Cette proposition de loi résulte d'un travail de longue haleine, que nous poursuivons depuis deux ans. Je suis très heureuse qu'elle ait été adoptée à l'unanimité en première lecture par les deux assemblées.
Les modifications apportées par le Sénat, le 29 septembre 2016, à l'initiative de Mme Marie Mercier, rapporteure au nom de la commission des Lois, sont des précisions bienvenues.
À l'article 3, un amendement a étendu aux listes électorales consulaires le droit de communication à la Croix-Rouge française des listes électorales communales, en lui permettant de saisir le ministre des affaires étrangères qui dispose d'un double de l'ensemble des listes tenues par les ambassades et consulats pour les Français établis hors de France.
Un amendement créant un nouvel article 5 a procédé à l'extension et aux adaptations nécessaires à l'application de la proposition de loi dans les collectivités ultramarines régies par le principe de spécialité législative – îles Wallis-et-Futuna, Polynésie française, Nouvelle-Calédonie et Terres australes et antarctiques françaises (TAAF).
Deux amendements rassemblent en un nouvel article 6 l'article 3 bis adopté par l'Assemblée nationale, autorisant la Croix-Rouge française à saisir la commission d'accès aux documents administratifs (CADA) en cas de refus de communication de la part de l'administration, et d'autres dispositions de coordination rendues nécessaires par la loi du 1er août 2016 rénovant les modalités d'inscription sur les listes électorales, dite « loi Pochon-Warsmann », et la loi du 7 octobre 2016 pour une République numérique ; de ce fait, l'article 3 bis a été supprimé.

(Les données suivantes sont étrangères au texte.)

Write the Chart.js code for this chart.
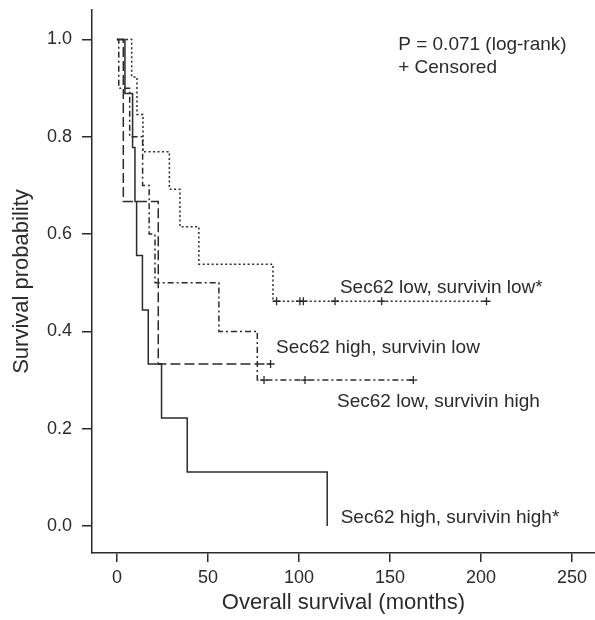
<!DOCTYPE html>
<html>
<head>
<meta charset="utf-8">
<script src="https://cdn.jsdelivr.net/npm/chart.js@4.4.1/dist/chart.umd.min.js"></script>
<style>
  body { margin: 0; background: #fff; }
</style>
</head>
<body>
<canvas id="km" width="595" height="620"></canvas>
<script>
// Kaplan-Meier steps (months, survival probability)
const hhTimes = [0, 4.4, 8.6, 9.9, 10.8, 14.0, 17.2, 24.5, 38.6, 115.5];
const hhSurv  = [1, 0.889, 0.778, 0.667, 0.556, 0.444, 0.333, 0.222, 0.111, 0];

const hlTimes = [0, 3.5, 22.7, 84.4];
const hlSurv  = [1, 0.667, 0.333, 0.333];
const hlCensT = [84.4];
const hlCensS = [0.333];

const llTimes = [0, 8.1, 11.0, 14.3, 28.8, 34.6, 45.0, 85.7, 203];
const llSurv  = [1, 0.923, 0.846, 0.769, 0.692, 0.615, 0.538, 0.462, 0.462];
const llCensT = [87.7, 100.5, 102.4, 119.8, 145.4, 203];
const llCensS = [0.462, 0.462, 0.462, 0.462, 0.462, 0.462];

const lhTimes = [0, 1.0, 7.0, 14.1, 17.7, 20.9, 56.0, 77.1, 162.8];
const lhSurv  = [1, 0.9, 0.8, 0.7, 0.6, 0.5, 0.4, 0.3, 0.3];
const lhCensT = [80.8, 103.3, 162.8];
const lhCensS = [0.3, 0.3, 0.3];

const xTicks = [0, 50, 100, 150, 200, 250];
const yTicks = [0, 0.2, 0.4, 0.6, 0.8, 1.0];

const ink = '#2b2b2b';
const sans = '"Liberation Sans", Arial, sans-serif';

function pts(xs, ys) {
  return xs.map((x, i) => ({ x: x, y: ys[i] }));
}

function curve(xs, ys, dash) {
  return {
    data: pts(xs, ys),
    borderColor: ink,
    borderWidth: 1.5,
    borderDash: dash,
    stepped: 'before',
    pointRadius: 0,
    fill: false
  };
}

function censored(xs, ys) {
  return {
    data: pts(xs, ys),
    showLine: false,
    pointStyle: 'cross',
    pointRadius: 4,
    pointBorderWidth: 1.3,
    borderColor: ink
  };
}

// text notes, placed in data units
const notes = [
  { text: 'P = 0.071 (log-rank)', x: 154.5, y: 0.99 },
  { text: '+ Censored', x: 154.5, y: 0.942 },
  { text: 'Sec62 low, survivin low*', x: 122.5, y: 0.489 },
  { text: 'Sec62 high, survivin low', x: 87.4, y: 0.366 },
  { text: 'Sec62 low, survivin high', x: 120.9, y: 0.255 },
  { text: 'Sec62 high, survivin high*', x: 122.9, y: 0.016 }
];

const notesPlugin = {
  id: 'notes',
  afterDatasetsDraw(chart) {
    const ctx = chart.ctx;
    const xs = chart.scales.x, ys = chart.scales.y;
    ctx.save();
    ctx.fillStyle = ink;
    ctx.font = '19px ' + sans;
    ctx.textAlign = 'left';
    ctx.textBaseline = 'middle';
    notes.forEach(n => {
      ctx.fillText(n.text, xs.getPixelForValue(n.x), ys.getPixelForValue(n.y));
    });
    ctx.restore();
  }
};

new Chart(document.getElementById('km'), {
  type: 'line',
  data: {
    datasets: [
      curve(hhTimes, hhSurv, []),
      curve(hlTimes, hlSurv, [10, 4]),
      curve(llTimes, llSurv, [2, 2.5]),
      curve(lhTimes, lhSurv, [6, 3, 2, 3]),
      censored(hlCensT, hlCensS),
      censored(llCensT, llCensS),
      censored(lhCensT, lhCensS)
    ]
  },
  options: {
    responsive: false,
    animation: false,
    layout: { autoPadding: false, padding: { top: 10, right: 0, left: 0, bottom: 0 } },
    plugins: { legend: { display: false }, tooltip: { enabled: false } },
    scales: {
      x: {
        type: 'linear',
        min: -13.7,
        max: 262.6,
        afterBuildTicks: s => { s.ticks = xTicks.map(v => ({ value: v })); },
        afterFit: s => { s.height = 67; s.paddingLeft = 0; s.paddingRight = 0; },
        ticks: { color: ink, font: { family: sans, size: 18 }, padding: 5 },
        grid: { drawOnChartArea: false, drawTicks: true, tickLength: 9, color: ink, lineWidth: 1.5 },
        border: { color: ink, width: 1.5 },
        title: { display: true, text: 'Overall survival (months)', color: ink,
                 font: { family: sans, size: 22 }, padding: { top: 0, bottom: 4 } }
      },
      y: {
        type: 'linear',
        min: -0.0555,
        max: 1.0606,
        afterBuildTicks: s => { s.ticks = yTicks.map(v => ({ value: v })); },
        afterFit: s => { s.width = 92; s.paddingTop = 0; s.paddingBottom = 0; },
        ticks: { color: ink, font: { family: sans, size: 18 }, padding: 10,
                 callback: v => v.toFixed(1) },
        grid: { drawOnChartArea: false, drawTicks: true, tickLength: 10, color: ink, lineWidth: 1.5 },
        border: { color: ink, width: 1.5 },
        title: { display: true, text: 'Survival probability', color: ink,
                 font: { family: sans, size: 22 }, padding: { top: 9, bottom: 0 } }
      }
    }
  },
  plugins: [notesPlugin]
});
</script>
</body>
</html>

En outre, les services de l'état civil étant placés sous le contrôle de l'autorité judiciaire et le contentieux relevant de la juridiction judiciaire, le Sénat a exclu, à juste titre, la compétence de la CADA pour les contentieux relatifs à la copie et aux extraits des registres de l'état civil.
Je souscris aux précisions apportées par nos collègues sénateurs, et vous invite à adopter sans nouvelle modification une proposition de loi qui facilitera grandement l'action de la Croix-Rouge française et améliorera le taux de succès des demandes de rétablissement des liens familiaux. Ce texte me paraît d'autant plus nécessaire que, depuis deux ans, la Croix-Rouge française constate qu'un nombre croissant de personnes ont été forcées de quitter leur pays et se sont trouvées séparées violemment de leur famille. Les demandes de rétablissement des liens familiaux sont donc en augmentation : au nombre de 830 en 2015, on en comptait déjà, au 30 septembre dernier, 802 au titre de l'année 2016 dans les sept antennes spécialisées de la Croix-Rouge française, avec un taux d'issues positives de 66 %.